Detained parents should be given the chance to make arrangements for the care of their children.
The IPC/First Focus report describes how parents facing deportation must often make an agonizing choice: take their children with them to countries the children might not even know, or leave the children in the care of a relative or friend in the United States. At other times, as with Felipe Montes, parents lose the power to make even that basic decision when their children enter the child welfare system, a process which can eventually lead to the termination of parental rights.
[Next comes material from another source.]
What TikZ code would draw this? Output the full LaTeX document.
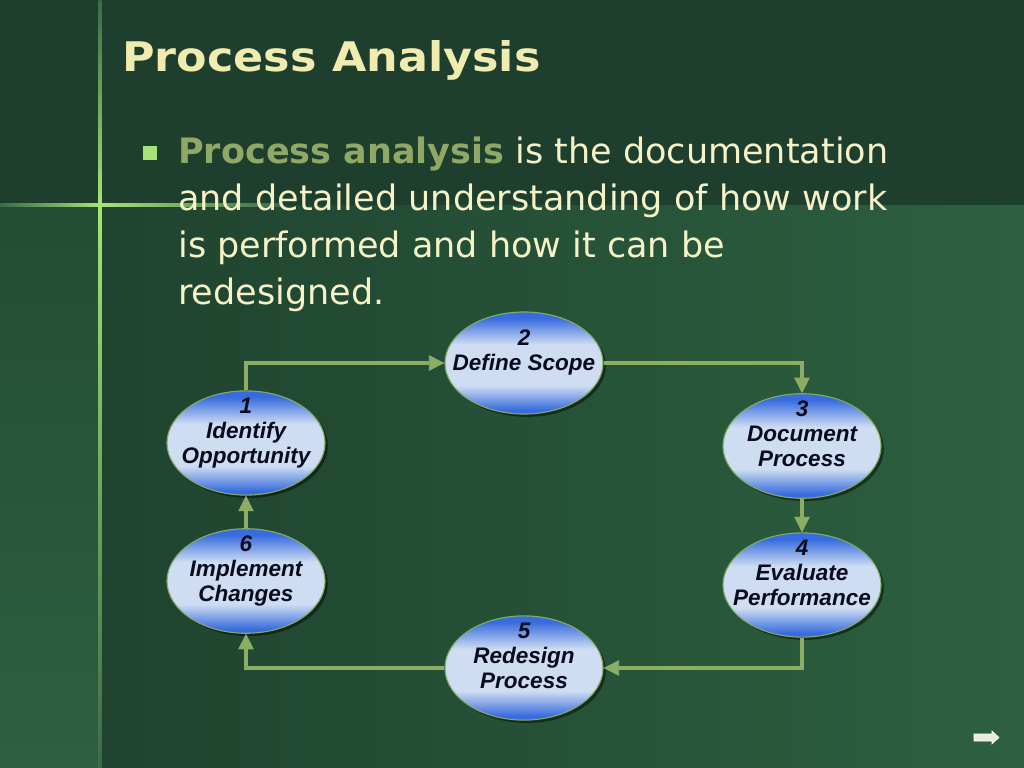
\documentclass[tikz,border=0pt]{standalone}
\usepackage{fontspec}
\setmainfont{Liberation Sans}
\newfontfamily\titlefont[FakeStretch=1.09]{DejaVu Sans}
\newfontfamily\bodyfont{DejaVu Sans}
\usetikzlibrary{shapes.geometric,arrows.meta,shadows}
\definecolor{bandgreen}{RGB}{30,62,46}
\definecolor{darkgreen}{RGB}{31,67,47}
\definecolor{basegreen}{RGB}{45,96,64}
\definecolor{stripgreen}{RGB}{36,76,53}
\definecolor{linebright}{RGB}{165,230,115}
\definecolor{linedim}{RGB}{60,105,72}
\definecolor{creamtext}{RGB}{245,242,200}
\definecolor{titlecream}{RGB}{240,236,176}
\definecolor{olivetext}{RGB}{143,168,101}
\definecolor{bulletgreen}{RGB}{168,224,122}
\definecolor{flowgreen}{RGB}{140,174,100}
\definecolor{rimgreen}{RGB}{130,170,100}
\definecolor{ovalblue}{RGB}{56,108,222}
\definecolor{ovallight}{RGB}{206,221,242}
\definecolor{ovaltext}{RGB}{10,12,30}
\definecolor{nextwhite}{RGB}{232,236,222}
\pgfdeclareverticalshading{ovalshade}{100bp}{color(0bp)=(ovalblue); color(27bp)=(ovalblue); color(39bp)=(ovallight); color(59bp)=(ovallight); color(72bp)=(ovalblue); color(100bp)=(ovalblue)}
\begin{document}
\begin{tikzpicture}[x=0.025cm, y=-0.025cm,
  stage node/.style={ellipse, draw=rimgreen, line width=0.8pt, shading=ovalshade,
    minimum width=3.95cm, minimum height=2.55cm, inner xsep=-12pt, inner ysep=-6pt, align=center,
    text=ovaltext, font=\fontsize{16pt}{17.8pt}\selectfont\bfseries\itshape,
    drop shadow={shadow xshift=2pt, shadow yshift=-2pt, fill=black, opacity=0.45}},
  flow/.style={draw, color=flowgreen, line width=2.6pt,
    -{Triangle[length=11pt,width=11pt,fill=flowgreen,line width=0.5pt]}},
  vh/.style={to path={|- (\tikztotarget)}},
  hv/.style={to path={-| (\tikztotarget)}}]
\useasboundingbox (0,0) rectangle (1024,768);
% background
\fill[basegreen] (0,0) rectangle (1024,768);
\fill[bandgreen] (0,0) rectangle (1024,205);
\shade[left color=darkgreen, right color=basegreen] (100,205) rectangle (1024,768);
\shade[top color=stripgreen, bottom color=basegreen] (0,205) rectangle (100,768);
\shade[top color=linedim, bottom color=linebright] (98.5,0) rectangle (101.5,205);
\shade[top color=linebright, bottom color=linedim] (98.5,205) rectangle (101.5,768);
\shade[left color=linedim, right color=linebright] (0,203.5) rectangle (100,206.5);
\shade[left color=linebright, right color=linedim] (100,203.5) rectangle (280,206.5);
% texts
\node[anchor=base west, inner sep=0pt, text=titlecream, font=\titlefont\bfseries\fontsize{29pt}{34pt}\selectfont] (title) at (122,72) {Process Analysis};
\fill[bulletgreen] (143,146) rectangle (157,160);
\begin{scope}[every node/.style={anchor=base west, inner sep=0pt, text=creamtext, font=\bodyfont\fontsize{24.9pt}{30pt}\selectfont}]
\node (line1) at (178,163) {\textcolor{olivetext}{\bfseries Process analysis} is the documentation};
\node (line2) at (178,210) {and detailed understanding of how work};
\node (line3) at (178,257) {is performed and how it can be};
\node (line4) at (178,304) {redesigned.};
\end{scope}
% cycle
\node [stage node](s1) at (246,443) {1\\Identify\\Opportunity\\\mbox{}};
\node [stage node](s2) at (524,363) {2\\Define Scope\\\mbox{}};
\node [stage node](s3) at (802,446) {3\\Document\\Process\\\mbox{}};
\node [stage node](s4) at (802,585) {4\\Evaluate\\Performance\\\mbox{}};
\node [stage node](s5) at (524,668) {5\\Redesign\\Process\\\mbox{}};
\node [stage node](s6) at (246,581) {6\\Implement\\Changes\\\mbox{}};
\path [flow]
	(s1) edge [vh] (s2)
	(s2) edge [hv] (s3)
	(s3) edge (s4)
	(s4) edge [vh] (s5)
	(s5) edge [hv] (s6)
	(s6) edge (s1)
	;
% next-slide arrow
\filldraw[fill=nextwhite, draw=white, line width=0.4pt]
  (974,734) -- (992,734) -- (992,731) -- (999,737.5) -- (992,744) -- (992,741) -- (974,741) -- cycle;
\end{tikzpicture}
\end{document}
No one knows for certain how many families are broken apart by deportations. Before 2010, the Department of Homeland Security (DHS) did not even track this information. However, the DHS Office of the Inspector General estimated that over 108,000 parents of U.S.-citizen children were removed from the United States between 1997 and 2007. A 2012 report by DHS stated that 46,486 parents of U.S.-citizen children were removed during the first six months of 2011. And the Applied Research Center (ARC) estimated that roughly 5,100 children with a detained or deported parent were in the public child welfare system in 2011. ARC also estimated that over the next five years an additional 15,000 children in the child welfare system could be at risk of permanent separation from a detained or deported parent.
As the IPC/First Focus report notes, there are several serious hurdles to family reunification once a parent is facing removal, or has already been removed, from the United States. First and foremost are the changes to U.S. immigration law enacted in 1996 that revoked the discretion of immigration judges to consider the harm that might be caused to a U.S.-citizen child by the removal of his or her parent. In addition, detained parents are often not informed of when they will be removed and may not be able to make travel arrangements for their child from behind bars. Moreover, if the child is already in the child welfare system, a judge or caseworker could determine that it is in the child’s best interest to remain in the United States rather than move to another country to be reunited with a deported parent.
If injustices such as these are to end, Congress must reinstate judicial discretion and revise or eliminate “mandatory detention” laws as they relate to parents of U.S.-citizen children. There must be some coordination between DHS and child welfare systems in the handling of cases involving parents in immigration detention. And detained parents should be given the chance to make arrangements for the care of their children.